> **DATA**
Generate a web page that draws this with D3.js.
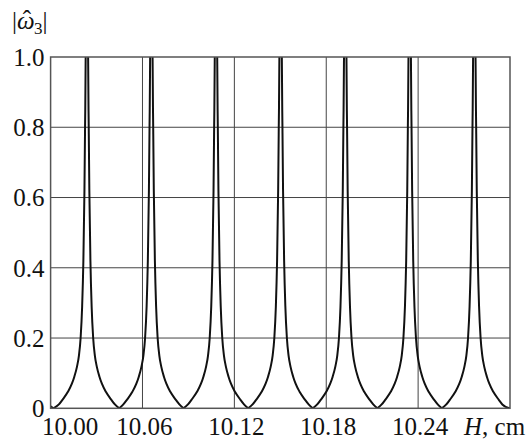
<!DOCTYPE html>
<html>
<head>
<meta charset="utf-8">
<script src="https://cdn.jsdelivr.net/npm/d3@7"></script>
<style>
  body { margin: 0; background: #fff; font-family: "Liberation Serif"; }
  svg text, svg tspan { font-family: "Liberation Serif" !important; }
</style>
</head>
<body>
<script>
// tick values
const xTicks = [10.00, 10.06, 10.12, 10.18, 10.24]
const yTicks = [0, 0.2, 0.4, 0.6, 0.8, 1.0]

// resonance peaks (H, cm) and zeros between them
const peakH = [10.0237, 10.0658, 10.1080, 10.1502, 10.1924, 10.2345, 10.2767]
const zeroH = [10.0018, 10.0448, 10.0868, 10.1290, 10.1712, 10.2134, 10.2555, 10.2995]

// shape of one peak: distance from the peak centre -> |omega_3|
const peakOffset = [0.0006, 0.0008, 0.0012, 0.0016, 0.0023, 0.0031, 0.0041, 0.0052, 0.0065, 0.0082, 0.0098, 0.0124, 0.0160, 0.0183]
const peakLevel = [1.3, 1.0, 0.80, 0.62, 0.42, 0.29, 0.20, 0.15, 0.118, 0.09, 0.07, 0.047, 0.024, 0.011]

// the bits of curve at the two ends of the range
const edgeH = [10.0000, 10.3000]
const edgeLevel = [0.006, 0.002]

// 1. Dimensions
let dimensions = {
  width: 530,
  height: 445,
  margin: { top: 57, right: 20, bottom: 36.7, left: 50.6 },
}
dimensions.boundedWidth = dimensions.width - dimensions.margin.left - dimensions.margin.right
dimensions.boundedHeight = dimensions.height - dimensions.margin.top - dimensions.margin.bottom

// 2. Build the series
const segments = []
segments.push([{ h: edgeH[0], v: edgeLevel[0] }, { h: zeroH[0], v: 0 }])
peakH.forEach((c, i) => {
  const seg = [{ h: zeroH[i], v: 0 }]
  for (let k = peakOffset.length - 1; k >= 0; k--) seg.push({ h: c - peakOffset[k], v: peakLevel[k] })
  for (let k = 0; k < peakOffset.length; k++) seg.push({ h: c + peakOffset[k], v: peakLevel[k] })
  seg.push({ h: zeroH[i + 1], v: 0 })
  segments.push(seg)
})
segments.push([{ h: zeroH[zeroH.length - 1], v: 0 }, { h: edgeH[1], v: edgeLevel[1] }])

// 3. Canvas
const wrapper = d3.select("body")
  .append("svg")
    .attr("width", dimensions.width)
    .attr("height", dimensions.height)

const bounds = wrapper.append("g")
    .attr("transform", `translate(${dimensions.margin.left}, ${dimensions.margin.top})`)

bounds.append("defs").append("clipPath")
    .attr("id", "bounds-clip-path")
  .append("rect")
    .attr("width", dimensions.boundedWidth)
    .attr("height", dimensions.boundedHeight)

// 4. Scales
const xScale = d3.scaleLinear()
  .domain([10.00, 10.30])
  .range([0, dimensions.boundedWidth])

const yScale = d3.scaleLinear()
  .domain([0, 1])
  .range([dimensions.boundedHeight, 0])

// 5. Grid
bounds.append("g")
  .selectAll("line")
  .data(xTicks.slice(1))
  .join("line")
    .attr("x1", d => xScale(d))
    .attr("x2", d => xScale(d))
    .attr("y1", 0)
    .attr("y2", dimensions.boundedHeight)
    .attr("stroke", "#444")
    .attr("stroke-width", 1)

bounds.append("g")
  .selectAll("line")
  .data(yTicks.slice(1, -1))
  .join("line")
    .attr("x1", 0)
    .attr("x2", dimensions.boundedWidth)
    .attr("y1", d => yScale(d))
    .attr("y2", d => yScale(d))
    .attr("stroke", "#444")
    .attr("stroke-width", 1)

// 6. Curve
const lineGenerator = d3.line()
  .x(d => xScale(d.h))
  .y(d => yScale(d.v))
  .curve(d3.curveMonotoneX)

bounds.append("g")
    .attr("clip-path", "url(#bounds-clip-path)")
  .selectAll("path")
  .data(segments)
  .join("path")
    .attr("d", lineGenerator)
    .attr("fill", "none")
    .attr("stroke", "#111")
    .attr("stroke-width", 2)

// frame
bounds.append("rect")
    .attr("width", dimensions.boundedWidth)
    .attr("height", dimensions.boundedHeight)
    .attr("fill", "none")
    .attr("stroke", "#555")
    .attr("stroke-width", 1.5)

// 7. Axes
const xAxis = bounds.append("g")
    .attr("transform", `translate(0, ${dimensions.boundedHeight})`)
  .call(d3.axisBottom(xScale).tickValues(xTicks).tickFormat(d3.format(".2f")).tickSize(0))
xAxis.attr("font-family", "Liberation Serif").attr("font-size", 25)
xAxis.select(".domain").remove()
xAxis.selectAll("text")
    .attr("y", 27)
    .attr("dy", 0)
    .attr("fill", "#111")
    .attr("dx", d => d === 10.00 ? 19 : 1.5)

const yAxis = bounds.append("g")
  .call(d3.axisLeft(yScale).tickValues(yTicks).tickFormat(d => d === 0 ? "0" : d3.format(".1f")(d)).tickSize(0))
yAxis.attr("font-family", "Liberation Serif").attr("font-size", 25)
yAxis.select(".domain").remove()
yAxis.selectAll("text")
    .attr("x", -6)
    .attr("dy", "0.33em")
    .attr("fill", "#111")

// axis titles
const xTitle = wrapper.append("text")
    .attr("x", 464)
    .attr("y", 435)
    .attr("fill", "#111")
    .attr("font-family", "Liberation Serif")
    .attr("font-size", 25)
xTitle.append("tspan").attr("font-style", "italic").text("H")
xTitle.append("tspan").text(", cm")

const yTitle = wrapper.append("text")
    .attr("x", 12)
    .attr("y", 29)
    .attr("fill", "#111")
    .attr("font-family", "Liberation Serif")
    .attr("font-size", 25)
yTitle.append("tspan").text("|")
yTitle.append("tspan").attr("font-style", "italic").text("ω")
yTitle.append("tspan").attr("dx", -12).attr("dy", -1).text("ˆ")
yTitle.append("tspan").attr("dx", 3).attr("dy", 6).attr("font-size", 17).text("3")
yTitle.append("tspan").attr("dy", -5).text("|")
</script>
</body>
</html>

> **WHAT YOU WILL DO**
Only the lines from the top of the data through the line with "const edgeLevel = [0.006, 0.002]" should be quoted, exactly and with both ends kept; skip the pictures.

> **SOLVED PROBLEM**
Generate a web page that draws this with D3.js.
<!DOCTYPE html>
<html>
<head>
<meta charset="utf-8">
<script src="https://cdn.jsdelivr.net/npm/d3@7"></script>
<style>
  body { margin: 0; background: #fff; font-family: "Liberation Serif"; }
  svg text, svg tspan { font-family: "Liberation Serif" !important; }
</style>
</head>
<body>
<script>
// tick values
const xTicks = [10.00, 10.06, 10.12, 10.18, 10.24]
const yTicks = [0, 0.2, 0.4, 0.6, 0.8, 1.0]

// resonance peaks (H, cm) and zeros between them
const peakH = [10.0237, 10.0658, 10.1080, 10.1502, 10.1924, 10.2345, 10.2767]
const zeroH = [10.0018, 10.0448, 10.0868, 10.1290, 10.1712, 10.2134, 10.2555, 10.2995]

// shape of one peak: distance from the peak centre -> |omega_3|
const peakOffset = [0.0006, 0.0008, 0.0012, 0.0016, 0.0023, 0.0031, 0.0041, 0.0052, 0.0065, 0.0082, 0.0098, 0.0124, 0.0160, 0.0183]
const peakLevel = [1.3, 1.0, 0.80, 0.62, 0.42, 0.29, 0.20, 0.15, 0.118, 0.09, 0.07, 0.047, 0.024, 0.011]

// the bits of curve at the two ends of the range
const edgeH = [10.0000, 10.3000]
const edgeLevel = [0.006, 0.002]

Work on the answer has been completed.